There are also the flowers. The city is awash in colour. Outside a bookshop, I am arrested by a wash of mauve flowers, of such a faded romantic hue that each one carried the charge of what-might-have-been. The trees of Shivaji Park, around which I walk, spatter the ground with gold coins, and even when they are ground underfoot, there is something about their yellow which suggests unvanquished optimism. When I lift up my eyes to Malabar Hill from which flows much political strength in this city, it is flaming with red. I take this as a happy augury and then I laugh at myself.

It is also election time in the city and once again, I marvel at how much effort it takes to get the machinery up and going. Thousands of polling officers have to be trained on new machines. On the morning of the election, they rose betimes because they had to get to the booths at 5 a.m., well before voting started at 7, in order to conduct a mock poll and make sure everything was ready for us to make our wishes known to the political parties of the country.

Gulmohar flowers in bloom near the Rajabai Clock Tower in Mumbai at the height of summer.

Gulmohar flowers in bloom near the Rajabai Clock Tower in Mumbai at the height of summer.

Another country

Walking through the early morning, there’s another city and almost another country at work. There’s the young man who seems to have fallen where he stood, so complete is his fatigue and so complete his surrender to the cure of sleep.

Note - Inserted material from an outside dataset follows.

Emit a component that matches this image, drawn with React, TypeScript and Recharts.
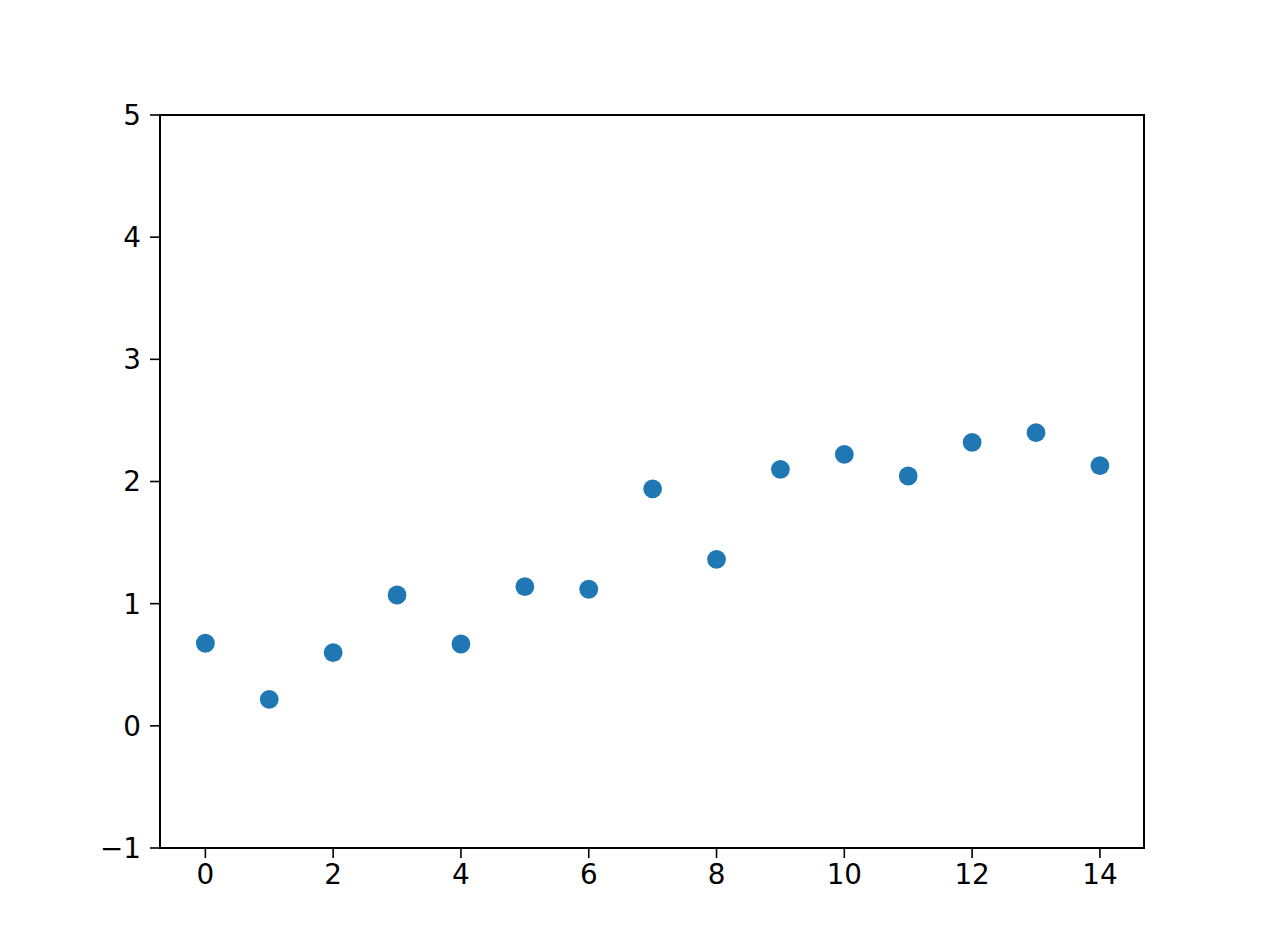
import { ReferenceArea, Scatter, ScatterChart, XAxis, YAxis } from "recharts";

const xValues = [0, 1, 2, 3, 4, 5, 6, 7, 8, 9, 10, 11, 12, 13, 14];
const yValues = [
  0.676, 0.217, 0.599, 1.071, 0.67, 1.139, 1.118, 1.94, 1.363, 2.1, 2.222,
  2.045, 2.321, 2.4, 2.13,
];
const xTicks = [0, 2, 4, 6, 8, 10, 12, 14];
const yTicks = [-1, 0, 1, 2, 3, 4, 5];

const points = xValues.map((x, i) => ({ x, y: yValues[i] }));

const tickStyle = {
  fill: "#000",
  fontSize: 27.8,
  fontFamily: "DejaVu Sans, sans-serif",
};

const formatTick = (v: number) => (v < 0 ? `\u2212${Math.abs(v)}` : `${v}`);

const Dot = (props: any) => (
  <circle cx={props.cx} cy={props.cy} r={9.4} fill="#1f77b4" />
);

export default function App() {
  return (
    <div style={{ position: "absolute", left: 0, top: 0, background: "#fff" }}>
      <ScatterChart
        width={1272}
        height={952}
        margin={{ top: 115, right: 128, bottom: 54, left: 60 }}
      >
        <XAxis
          type="number"
          dataKey="x"
          domain={[-0.71, 14.69]}
          ticks={xTicks}
          allowDataOverflow
          height={50}
          tickSize={10}
          tickMargin={6}
          tick={tickStyle}
          tickLine={{ stroke: "#000", strokeWidth: 1.6 }}
          axisLine={{ stroke: "#000", strokeWidth: 2 }}
          tickFormatter={formatTick}
        />
        <YAxis
          type="number"
          dataKey="y"
          domain={[-1, 5]}
          ticks={yTicks}
          allowDataOverflow
          width={100}
          tickSize={10}
          tickMargin={9}
          tick={tickStyle}
          tickLine={{ stroke: "#000", strokeWidth: 1.6 }}
          axisLine={{ stroke: "#000", strokeWidth: 2 }}
          tickFormatter={formatTick}
        />
        <ReferenceArea
          x1={-0.71}
          x2={14.69}
          y1={-1}
          y2={5}
          fill="none"
          stroke="#000"
          strokeWidth={2}
          ifOverflow="visible"
        />
        <Scatter data={points} shape={Dot} isAnimationActive={false} />
      </ScatterChart>
    </div>
  );
}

There’s the old couple making garlands near a temple, talking at four in the morning in a low mumble, their voices curiously alike because his pitch has climbed the scale as his testosterone production dipped and hers has deepened over the years. What could they be talking about, after dozens of years of garland-making in the cool of the morning? Is summer for them a kinder time than rising when it is wet and their roof has been leaking, or rising into the cold of the morning? (Yes, yes, the subtropical city is never cold in the way temperate cities can be but when you are old and the blood is thinner, cold is a matter of what you can bear.)

There’s a young man, cross-legged, who is folding supplements into newspapers, bringing you your daily updates. Soon it will be time for tea.

Eternal cycle

The seasons change, we would once say, and what we meant was that political regimes and voting patterns were volatile but there was something about the way that the earth turned its face to and away from the sun which was eternal. The earth is still doing that, turning and turning upon its gyre, but there seems to be something different now. Something that suggests we might need another metaphor. Or could it be that I’ve been binging on David Attenborough’s Our Planet on Netflix?

The thing about the past is that you were once part of it. Your responses to it are therefore the responses of a younger person. I look at old diaries now and am surprised at the amount of emotional energy I could expend on people I barely remember now. The thing about emotion is that it is in the now. It is difficult to port yourself into the future and say, ‘This will be the mango of memory, this will be the time which I will remember with nostalgia.’

The thing about our now is that it is too powerful, too immediate, too relentless. The future is too far away for us to know if it will work or not.

The author tries to think and write and translate in the cacophony of Mumbai.